News Corp. has become an island. By digging a moat around its newspaper’s websites (WSJ.com, TheTimes.co.uk, NYPost.com, TheAustralian.com.au and MarketWatch.com), it become the largest publisher to launch a private ad exchange yesterday. It’s goal: push its rates up.
The company announced Wednesday it is launching an a private ad exchange, News Corp. Global Exchange, that will only contain online ad inventory from those sites while locking out third-party ad networks and exchanges that had once re-sold ad inventory, often at lower prices.
“Content aggregators would like to commodify our content, while data scrapers would like to aggregate our audience – the only way to reach the world’s greatest content and the most prestigious and lucrative audiences is directly through our digital properties. Third parties are no longer invited to the party,” said News Corp. CEO Robert Thomson in a statement.
Over the past few years big-name publishers including Conde Nast, Business Insider and Hearst have erected private advertising exchanges as a way to cordon off prized display inventory and make it available only to certain ad buyers at certain prices. The rationale: protect the value of prized direct-sold ads and prevent third parties from skimming margins and data.
Those private exchanges have been largely experiments with only portions of inventory allotted to them and results mixed – Forbes has seen more value in open exchanges. But News Corp. has decided to commit to the closed model.

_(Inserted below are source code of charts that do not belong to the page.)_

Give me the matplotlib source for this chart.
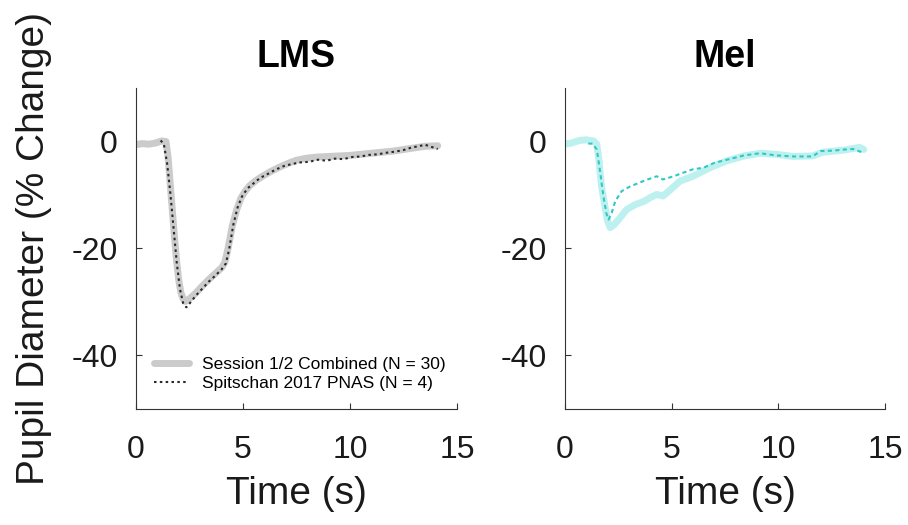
import matplotlib
matplotlib.use("Agg")
import matplotlib.pyplot as plt

plt.rcParams['font.family'] = ['Liberation Sans', 'DejaVu Sans']
plt.rcParams['axes.unicode_minus'] = False

# ---- LMS: combined session average (gray) ----
lms_comb_t = [0.0, 0.3, 0.6, 0.9, 1.2, 1.4, 1.5, 1.6, 1.7, 1.8, 1.9, 2.0, 2.1, 2.2,
              2.3, 2.5, 2.8, 3.1, 3.4, 3.7, 4.0, 4.15, 4.3, 4.5, 4.7, 4.9, 5.1, 5.3,
              5.6, 5.95, 6.3, 6.7, 7.1, 7.5, 8.0, 8.5, 9.0, 9.5, 10.0, 10.5, 11.0,
              11.5, 12.0, 12.5, 13.0, 13.5, 14.1]
lms_comb_v = [-0.6, -0.4, -0.5, -0.3, 0.1, 0.0, -3.0, -8.0, -13.0, -18.0, -22.5,
              -26.0, -28.3, -29.4, -29.9, -29.4, -28.3, -27.0, -25.8, -24.7, -23.6,
              -22.6, -20.0, -15.8, -12.8, -10.6, -9.3, -8.3, -7.3, -6.4, -5.6, -4.8,
              -4.1, -3.5, -3.1, -2.9, -2.8, -2.7, -2.6, -2.4, -2.2, -2.0, -1.8, -1.5,
              -1.2, -0.9, -0.8]

# ---- LMS: Spitschan 2017 PNAS (dotted) ----
lms_pnas_t = [1.15, 1.3, 1.45, 1.6, 1.75, 1.9, 2.05, 2.2, 2.35, 2.5, 2.8, 3.1, 3.4,
              3.7, 4.0, 4.2, 4.35, 4.55, 4.75, 4.95, 5.2, 5.5, 5.8, 6.1, 6.5, 6.9,
              7.3, 7.7, 8.1, 8.5, 8.9, 9.3, 9.7, 10.1, 10.5, 10.9, 11.3, 11.7, 12.1,
              12.5, 12.9, 13.2, 13.5, 13.8, 14.1]
lms_pnas_v = [0.2, -0.5, -4.0, -9.5, -16.0, -22.5, -27.5, -30.2, -31.0, -30.3, -28.8,
              -27.5, -26.2, -25.1, -23.9, -22.8, -20.2, -15.5, -12.3, -10.3, -8.8,
              -7.8, -6.8, -6.2, -5.3, -4.6, -4.2, -3.9, -3.8, -3.4, -3.6, -3.2, -3.3,
              -2.9, -2.8, -2.5, -2.4, -2.1, -1.9, -1.6, -1.1, -0.9, -0.6, -1.0, -1.4]

# ---- Mel: combined session average (light cyan) ----
mel_comb_t = [0.0, 0.3, 0.7, 1.0, 1.35, 1.5, 1.6, 1.72, 1.88, 2.0, 2.12, 2.3, 2.52,
              2.9, 3.3, 3.7, 4.0, 4.3, 4.6, 4.95, 5.4, 6.0, 6.8, 7.6, 8.4, 9.15, 9.9,
              10.7, 11.6, 12.1, 13.1, 13.8, 14.0]
mel_comb_v = [-0.5, -0.3, 0.2, 0.3, 0.1, -0.5, -3.5, -8.4, -12.1, -14.8, -16.1,
              -15.6, -14.6, -12.7, -11.8, -11.2, -10.5, -9.9, -10.2, -9.0, -7.4,
              -6.5, -4.9, -3.6, -2.7, -2.2, -2.4, -2.8, -2.7, -2.0, -1.6, -1.1, -1.5]

# ---- Mel: Spitschan 2017 PNAS (dotted) ----
mel_pnas_t = [1.1, 1.3, 1.5, 1.65, 1.8, 1.95, 2.05, 2.2, 2.36, 2.66, 3.06, 3.68,
              4.3, 4.6, 5.1, 5.5, 6.0, 6.5, 7.0, 7.6, 8.4, 9.15, 9.9, 10.7, 11.6,
              11.97, 12.6, 13.1, 13.5, 13.9]
mel_pnas_v = [-0.4, -0.4, -1.5, -5.5, -10.0, -13.5, -14.6, -13.3, -11.2, -9.3,
              -8.4, -7.4, -6.5, -7.1, -6.5, -5.9, -5.2, -4.9, -4.0, -3.4, -2.6,
              -2.2, -2.6, -2.8, -2.8, -1.8, -1.7, -1.5, -1.4, -2.0]

titles = ["LMS", "Mel"]
legend_labels = ["Session 1/2 Combined (N = 30)", "Spitschan 2017 PNAS (N = 4)"]
x_ticks = [0, 5, 10, 15]
y_ticks = [-40, -20, 0]

comb_colors = ["#cbcbcb", "#bdf1ef"]
pnas_colors = ["#2a2a2a", "#30c8c5"]
pnas_styles = [(0, (1.2, 1.6)), (0, (2.0, 1.6))]

fig = plt.figure(figsize=(9.08, 5.25), dpi=100)
ax_l = fig.add_axes([0.1498, 0.221, 0.3535, 0.6114])
ax_r = fig.add_axes([0.6220, 0.221, 0.3528, 0.6114])

series = [
    (ax_l, lms_comb_t, lms_comb_v, lms_pnas_t, lms_pnas_v),
    (ax_r, mel_comb_t, mel_comb_v, mel_pnas_t, mel_pnas_v),
]

for i, (ax, ct, cv, pt, pv) in enumerate(series):
    ax.plot(ct, cv, color=comb_colors[i], lw=5, solid_capstyle='round',
            label=legend_labels[0], zorder=2)
    ax.plot(pt, pv, color=pnas_colors[i], lw=1.5, linestyle=pnas_styles[i],
            label=legend_labels[1], zorder=3)
    ax.set_xlim(0, 15)
    ax.set_ylim(-50, 10)
    ax.set_xticks(x_ticks)
    ax.set_yticks(y_ticks)
    ax.tick_params(direction='in', length=4, width=0.8, colors='#333333',
                   labelsize=23, labelcolor='#1a1a1a')
    ax.tick_params(axis='x', pad=19)
    ax.tick_params(axis='y', pad=13)
    for side in ('top', 'right'):
        ax.spines[side].set_visible(False)
    for side in ('left', 'bottom'):
        ax.spines[side].set_color('#333333')
        ax.spines[side].set_linewidth(0.8)
    ax.set_title(titles[i], fontsize=27, fontweight='bold', pad=15)
    ax.set_xlabel("Time (s)", fontsize=28, color='#1a1a1a', labelpad=8)

ax_l.set_ylabel("Pupil Diameter (% Change)", fontsize=28, color='#1a1a1a')
ax_l.yaxis.set_label_coords(-0.262, 0.5)

leg = ax_l.legend(loc='lower left', bbox_to_anchor=(0.035, 0.035), frameon=False,
                  fontsize=12.5, handlelength=2.0, handletextpad=0.75,
                  labelspacing=0.2, borderaxespad=0)

fig.savefig("out.png", dpi=100, facecolor='white')
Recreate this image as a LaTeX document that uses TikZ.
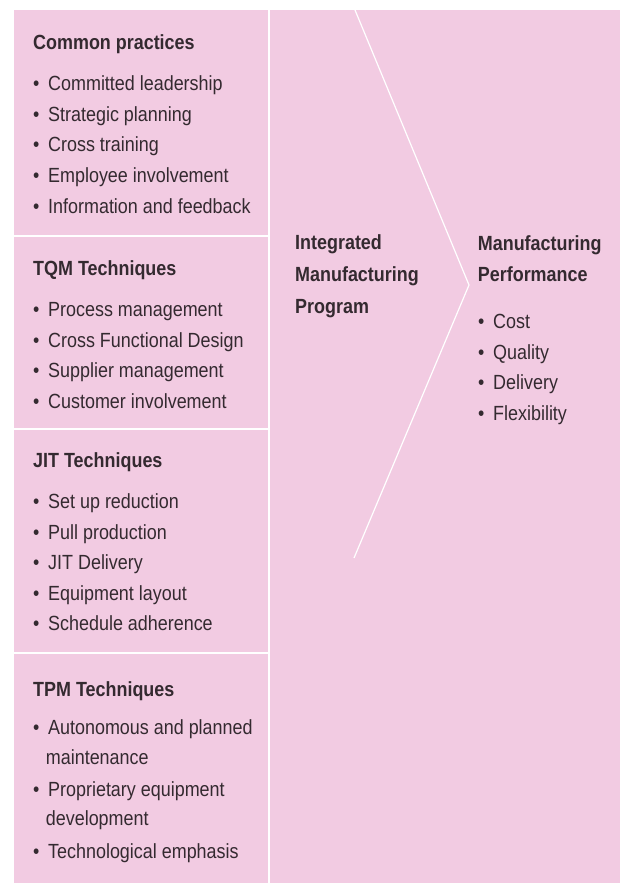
\documentclass[tikz,border=0pt]{standalone}
\usepackage{fontspec}
\setmainfont{Liberation Sans}[FakeStretch=0.875]
\usetikzlibrary{positioning}

\definecolor{pinkbg}{RGB}{242,203,226}
\definecolor{inkgrey}{RGB}{52,42,48}

\newcommand{\bul}[1]{\makebox[15pt][l]{\textbullet}#1}

\begin{document}
\begin{tikzpicture}[x=1pt, y=-1pt,
        head/.style={anchor=base west, inner sep=0pt, text=inkgrey, font=\fontsize{20.5}{24}\selectfont\bfseries},
        item/.style={anchor=base west, inner sep=0pt, text=inkgrey, font=\fontsize{20.5}{24}\selectfont},
        divider/.style={draw=white, line width=1.8pt},
        chevron/.style={draw=white, line width=1.2pt}
    ]
        \useasboundingbox (0,0) rectangle (624,883);
        \fill[pinkbg] (14,10) rectangle (620,883);

        % white rules between the panels
        \draw[divider] (269,10) -- (269,883);
        \foreach \y in {236,429,653}
            \draw[divider] (14,\y) -- (269,\y);
        \draw[chevron] (355,10) -- (469,285) -- (354,558);

        % Common practices
        \node[head] (cp-head) at (33,50) {Common practices};
        \foreach \txt [count=\i] in {Committed leadership, Strategic planning, Cross training, Employee involvement, Information and feedback}
            \node[item] (cp-\i) at (33,60+30.65*\i) {\bul{\txt}};

        % TQM techniques
        \node[head] (tqm-head) at (33,275) {TQM Techniques};
        \foreach \txt [count=\i] in {Process management, Cross Functional Design, Supplier management, Customer involvement}
            \node[item] (tqm-\i) at (33,286+30.5*\i) {\bul{\txt}};

        % JIT techniques
        \node[head] (jit-head) at (33,467.3) {JIT Techniques};
        \foreach \txt [count=\i] in {Set up reduction, Pull production, JIT Delivery, Equipment layout, Schedule adherence}
            \node[item] (jit-\i) at (33,477.7+30.65*\i) {\bul{\txt}};

        % TPM techniques
        \node[head] (tpm-head) at (33,696.7) {TPM Techniques};
        \node[item] (tpm-1) at (33,734.3) {\bul{Autonomous and planned}};
        \node[item] (tpm-1b) at (45.7,764.3) {maintenance};
        \node[item] (tpm-2) at (33,796.7) {\bul{Proprietary equipment}};
        \node[item] (tpm-2b) at (45.7,825.7) {development};
        \node[item] (tpm-3) at (33,858.3) {\bul{Technological emphasis}};

        % Integrated program
        \foreach \txt [count=\i] in {Integrated, Manufacturing, Program}
            \node[head] (imp-\i) at (295,218.3+31.6*\i) {\txt};

        % Manufacturing performance
        \node[head] (mp-1) at (477.7,250) {Manufacturing};
        \node[head] (mp-2) at (477.7,281.7) {Performance};
        \foreach \txt [count=\i] in {Cost, Quality, Delivery, Flexibility}
            \node[item] (perf-\i) at (478,297.5+30.75*\i) {\bul{\txt}};

    \end{tikzpicture}
\end{document}
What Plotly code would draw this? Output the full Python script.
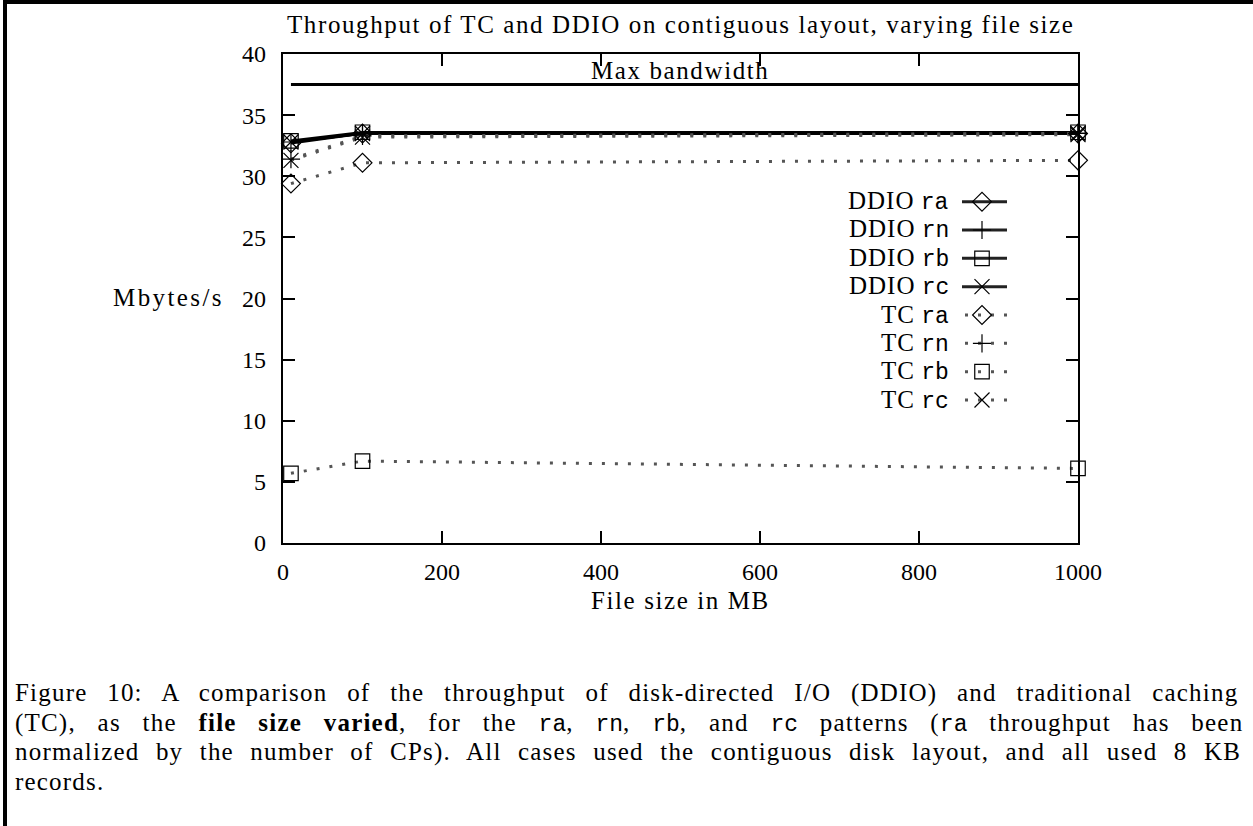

News Corp.’s motivations are two-fold. First, it believes it’s leaving money on the table by selling ads via ad networks that prioritize audiences over content. That is, ad networks pitch advertisers on the ability to target, say, a business executive but to do so on the lower-priced gossip blog he or she may read during lunch than on the more expensive Wall Street Journal.
Second, News Corp. wants to stem the ability for third-party ad tech companies to siphon their audience data. By dropping cookies or other tags on News Corp. sites, those ad tech vendors would be able to those those visitors on and off News Corp. properties and create audience pools such as “New York Post readers interested in the Yankees” to sell advertisers those audiences on other sites, without cutting News Corp. a dime.
News Corp.’s private exchange aims to attract advertisers based on the audience its properties’ attract and the first-party data the company is able to collect on that audience, such as addresses provided when subscribing to a publication or email addresses when registering an account that retailers and others could hypothetically use to target people in their own customer database.
News Corp. is partnering with automated ad seller Rubicon Project on the private exchange. The ad tech firm, in which News Corp. took a minority stake in November 2010, will provide technology to sell desktop and mobile display ads via real-time, Wall Street-style auctions as well as to process ads sold directly via the publishers’ sales teams, said Matthew Karatz, chief of staff and head of strategic operations at Rubicon Project.
According to a spokeswoman, News Corp. has been winding down its relationships with ad networks over the past year. It will discontinue remaining arrangements with third-party networks as it rolls out the News Corp. Global Exchange in the coming weeks.
Those networks included Manhattan-based Tremor Video and Undertone, an insider said.
Wednesday’s announcement served as a reminder that the new News Corp. is still the company that used to characterize Google as a vampire for making money by aggregating content it didn’t own – like that of the Journal or New York Post, which the company also owns.
According to Outsell Inc. media analyst Ken Doctor, newspaper sites can set minimum prices on their own exchanges that are 20% to 50% higher than what they would get from ad networks. He added that News Corp. is well suited to operating its own exchange since it can offer advertisers space across more than 50 websites.
“News Corp., having multiple brands and distinct yet overlapping audiences, has more ways to mix and match,” Doctor said.